Ladies and gentlemen, please meet my seized chocolate cake:
Don't worry, I haven't seized anything from anyone. It's cocoa powder that's doing the seizing, not me.
My very soft and fluffy chocolate cake is made with cocoa powder that's mixed with hot oil. The scalding helps bring out the chocolate flavour. Of course, I use high quality cocoa powder or there wouldn't be any flavour to bring out.
When the oil and cocoa combo is not too hot and not too cold, I add a little bit of milk. This is when the seizing happens, i.e. the small cocoa particles absorb the milk, become sticky, and stick to one another to form bigger particles, resulting in a thick paste. The thickness of the cocoa paste is crucial to the success of chocolate sponge cake.
If the cocoa powder isn't seized at all, it'd be suspended in a runny liquid, which will sink to the bottom of the pan during baking. The cake will be pale and bland except for the bottommost 2 mm or so. If that thin layer is stuck to the pan or parchment paper after unmoulding, then the cake doesn't taste of chocolate at all.
If the cocoa powder is "over-seized", it becomes too coarse and will look like ground black pepper in the cake.
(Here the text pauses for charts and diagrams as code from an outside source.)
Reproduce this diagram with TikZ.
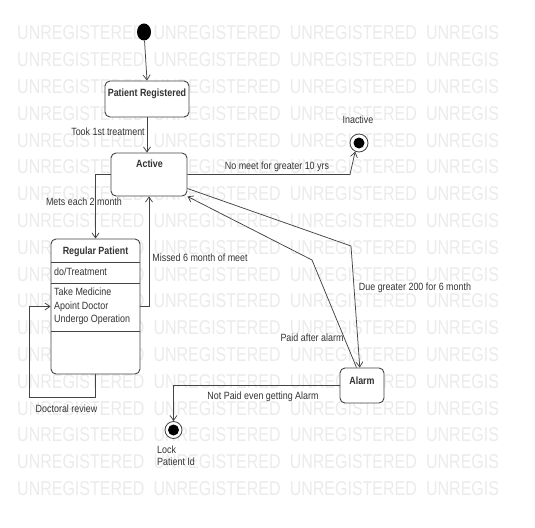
\documentclass[tikz,border=0pt]{standalone}
\usepackage{fontspec}
\setmainfont{Liberation Sans}[FakeStretch=0.85]
\newfontfamily\wmfont{Liberation Sans}[FakeStretch=0.8]
\usetikzlibrary{arrows.meta,shapes.geometric}
\definecolor{ln}{HTML}{444444}
\definecolor{wmc}{HTML}{EBEBEB}
\definecolor{tx}{HTML}{333333}
\tikzset{
  statebox/.style={draw=ln, line width=0.9pt, fill=white, rounded corners=5pt, inner sep=0pt},
  lbl/.style={font=\fontsize{10.5}{12}\selectfont, text=tx, inner sep=0pt, text height=7.6pt, text depth=0pt},
  ttl/.style={lbl, font=\fontsize{10.5}{12}\selectfont\bfseries},
  conn/.style={draw=ln, line width=0.75pt, -{Straight Barb[length=5pt,width=7pt]}},
  plain/.style={draw=ln, line width=0.8pt},
  wmtext/.style={font=\wmfont\fontsize{20}{24}\selectfont, text=wmc, inner sep=0pt, anchor=west},
  finalst/.style={circle, draw=ln, line width=0.8pt, fill=white, minimum size=18pt, inner sep=0pt,
    path picture={\fill[black] (path picture bounding box.center) circle (5.5pt);}},
}
\begin{document}
\begin{tikzpicture}[x=1pt,y=-1pt]
\useasboundingbox[fill=white] (0,0) rectangle (535,527);
% watermark
\begin{scope}
  \clip (0,0) rectangle (497,527);
  \foreach \r in {0,...,17} {
    \foreach \c in {0,...,3} {
      \node[wmtext] (wm-\r-\c) at ({17+136.3*\c},{33+26.8*\r}) {UNREGISTERED};
    }
  }
\end{scope}
% states
\node[ellipse, fill=black, minimum width=14pt, minimum height=17pt, inner sep=0pt] (init) at (144,32) {};
\node[statebox, minimum width=84pt, minimum height=36pt] (pr) at (147,99) {};
\node[ttl] (prt) at (147,93) {Patient Registered};
\node[statebox, minimum width=76pt, minimum height=43pt] (active) at (149,174.5) {};
\node[ttl] (actt) at (149.5,164) {Active};
\node[statebox, minimum width=89pt, minimum height=135pt] (rp) at (95.5,306.5) {};
\node[ttl] (rpt) at (95.5,251) {Regular Patient};
\coordinate (s1) at (0,262);
\coordinate (s2) at (0,283);
\coordinate (s3) at (0,331);
\draw[plain] (rp.west |- s1) -- (rp.east |- s1);
\draw[plain] (rp.west |- s2) -- (rp.east |- s2);
\draw[plain] (rp.west |- s3) -- (rp.east |- s3);
\node[lbl, anchor=west] (rpdo) at (54,272) {do/Treatment};
\node[lbl, anchor=west] (rpa1) at (54,291.5) {Take Medicine};
\node[lbl, anchor=west] (rpa2) at (54,305.5) {Apoint Doctor};
\node[lbl, anchor=west] (rpa3) at (54,319) {Undergo Operation};
\node[statebox, minimum width=44pt, minimum height=35pt] (alarm) at (362,385.5) {};
\node[ttl] (alarmt) at (362,380.5) {Alarm};
\node[finalst] (inactive) at (359,143) {};
\node[lbl] (inactt) at (358,120) {Inactive};
\node[finalst, minimum size=17pt] (lock) at (173.5,430) {};
\node[lbl, anchor=west] (lockt1) at (157,450) {Lock};
\node[lbl, anchor=west] (lockt2) at (157,462) {Patient Id};
% bend points
\coordinate (nm) at (350,174.5);
\coordinate (dr1) at (29,397);
\coordinate (due1) at (351,246);
\coordinate (paid1) at (312,260);
% connectors
\draw[conn] (init) -- (pr.north);
\draw[conn] (pr.south) -- (pr.south |- active.north);
\draw[conn] (active.east) -- (nm) -- (inactive.-114);
\draw[conn] (active.west) -| (rp.north);
\draw[conn] (rp.east) -| (active.south);
\draw[conn] (rp.south) |- (dr1) |- (rp.west);
\draw[conn] (active.-20) -- (due1) -- (alarm.97);
\draw[conn] (alarm.107) -- (paid1) -- (active.south east);
\draw[conn] (alarm.west) -| (lock.north);
% labels
\node[lbl] (l-took) at (108,132) {Took 1st treatment};
\node[lbl] (l-nomeet) at (277,166) {No meet for greater 10 yrs};
\node[lbl] (l-mets) at (84,202) {Mets each 2 month};
\node[lbl] (l-missed) at (200,258) {Missed 6 month of meet};
\node[lbl] (l-due) at (415,287) {Due greater 200 for 6 month};
\node[lbl] (l-paid) at (312,338) {Paid after alarm};
\node[lbl] (l-notpaid) at (263,396) {Not Paid even getting Alarm};
\node[lbl] (l-doc) at (66.5,409) {Doctoral review};
\end{tikzpicture}
\end{document}
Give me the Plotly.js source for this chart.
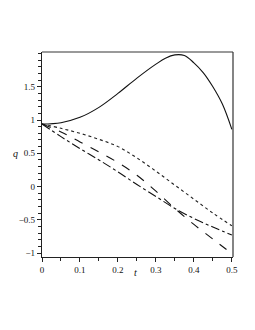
<!DOCTYPE html>
<html><head><meta charset="utf-8">
<script src="https://cdn.plot.ly/plotly-3.0.1.min.js"></script>
<style>html,body{margin:0;padding:0;background:#fff;}#c{width:255px;height:330px;}</style>
</head><body><div id="c"></div>
<script>
const tSolid = [0, 0.05, 0.1, 0.15, 0.2, 0.25, 0.3, 0.325, 0.35, 0.375, 0.4, 0.425, 0.45, 0.475, 0.5];
const qSolid = [0.94, 0.96, 1.04, 1.19, 1.40, 1.63, 1.84, 1.93, 1.98, 1.97, 1.86, 1.71, 1.50, 1.24, 0.86];
const tBroken = [0, 0.05, 0.1, 0.15, 0.2, 0.25, 0.3, 0.35, 0.4, 0.45, 0.5];
const qDotted = [0.94, 0.875, 0.80, 0.71, 0.60, 0.43, 0.23, 0.02, -0.19, -0.40, -0.59];
const qDashed = [0.94, 0.82, 0.67, 0.52, 0.36, 0.17, -0.07, -0.33, -0.57, -0.79, -1.01];
const qDashDot = [0.94, 0.75, 0.57, 0.40, 0.22, 0.03, -0.15, -0.33, -0.48, -0.61, -0.73];
const xTicks = [0, 0.1, 0.2, 0.3, 0.4, 0.5];
const xTickText = ['0', '0.1', '0.2', '0.3', '0.4', '0.5'];
const yTicks = [-1, -0.5, 0, 0.5, 1, 1.5];
const yTickText = ['\u22121', '\u22120.5', '0', '0.5', '1', '1.5'];

const mk = (x, y, dash, color) => ({x, y, type: 'scatter', mode: 'lines',
  line: {color, width: 1.1, dash, shape: 'spline', smoothing: 1}, hoverinfo: 'skip'});
const data = [
  mk(tSolid, qSolid, 'solid', '#111'),
  mk(tBroken, qDotted, 'dot', '#222'),
  mk(tBroken, qDashed, 'dash', '#111'),
  mk(tBroken, qDashDot, 'dashdot', '#111')
];
const serif = "'Liberation Serif', 'Times New Roman', serif";
const tf = {family: serif, size: 9, color: '#111'};
const layout = {
  width: 255, height: 330,
  margin: {l: 42, r: 22, t: 52, b: 73},
  paper_bgcolor: '#fff', plot_bgcolor: '#fff',
  showlegend: false,
  xaxis: {range: [0, 0.503], tickvals: xTicks, ticktext: xTickText, ticks: 'outside', ticklen: 4,
    tickcolor: '#222', showline: true, linecolor: '#222', linewidth: 1.2, showgrid: false, zeroline: false,
    tickfont: tf, minor: {dtick: 0.05, tick0: 0, ticks: 'outside', ticklen: 3, tickcolor: '#222', showgrid: false}},
  yaxis: {range: [-1.06, 2.023], tickvals: yTicks, ticktext: yTickText, ticks: 'outside', ticklen: 4,
    tickcolor: '#222', showline: true, linecolor: '#222', linewidth: 1.2, showgrid: false, zeroline: false,
    tickfont: tf, minor: {dtick: 0.1, tick0: 0, ticks: 'outside', ticklen: 2.5, tickcolor: '#222', showgrid: false}},
  annotations: [
    {text: '<i>t</i>', xref: 'paper', yref: 'paper', x: 0.49, y: -0.078, showarrow: false,
     font: {family: serif, size: 10, color: '#111'}, xanchor: 'center', yanchor: 'middle'},
    {text: '<i>q</i>', xref: 'paper', yref: 'paper', x: -0.14, y: 0.505, showarrow: false,
     font: {family: serif, size: 10, color: '#111'}, xanchor: 'center', yanchor: 'middle'}
  ],
  shapes: [
    {type: 'line', xref: 'paper', yref: 'paper', x0: 0, x1: 1, y0: 1, y1: 1, line: {color: '#999', width: 2}},
    {type: 'line', xref: 'paper', yref: 'paper', x0: 1, x1: 1, y0: 0, y1: 1, line: {color: '#333', width: 1.2}}
  ]
};
Plotly.newPlot('c', data, layout, {displayModeBar: false, staticPlot: true});
</script></body></html>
The colour of the crumb, light brown with specks of black, won't look right. There will be some chocolate flavour but it'll be weak.
When the thickness of the cocoa paste is just right, the chocolate flavour is strong and spread evenly in the cake. And the cake's colour is a nice medium-brown, not pale.
How do you control how much the cocoa powder seizes? By watching the temperature. The hotter the oil and cocoa powder mixture is when milk is added, the stronger the seizing. The right moment for adding the milk is when the bowl holding the mixture doesn't feel hot but is still quite warm.
Of the various types of cake I bake, chocolate sponge rises the most, more than even chiffon cakes. The batter more than doubles in height in the oven. After shrinking a bit whilst cooling down, the cake is twice as tall as before baking. The more the batter rises, the fluffier the cake, right?
To make the batter rise as much as possible, the bottom of the pan should have more heat than the top. Separate controls for the oven's top and bottom heating elements would be very handy. If your oven isn't so fancy, as mine isn't, just bake the cake on the bottom instead of middle shelf.
After baking comes eating. When the chocolate sponge is unadorned and still warm, the fluffiness really shows through. If you are a chocolate fiend, you could cover or sandwich the cake with ganache. Whipped cream or buttercream, whether plain or chocolate-flavoured, is quite nice too. Do you like black forest cake? A sexed up chocolate cake would be ideal for a celebration.
Compared to my vanilla sponge and pandan sponge recipes, chocolate sponge is easier. The batter is more stable because it has less egg white, so it doesn't deflate easily. With this recipe, I think even a novice baker can bake a chocolate cake that's soft, fluffy, moist and chocolatey . . . if he/she follows the instructions. That's not too difficult . . . is it?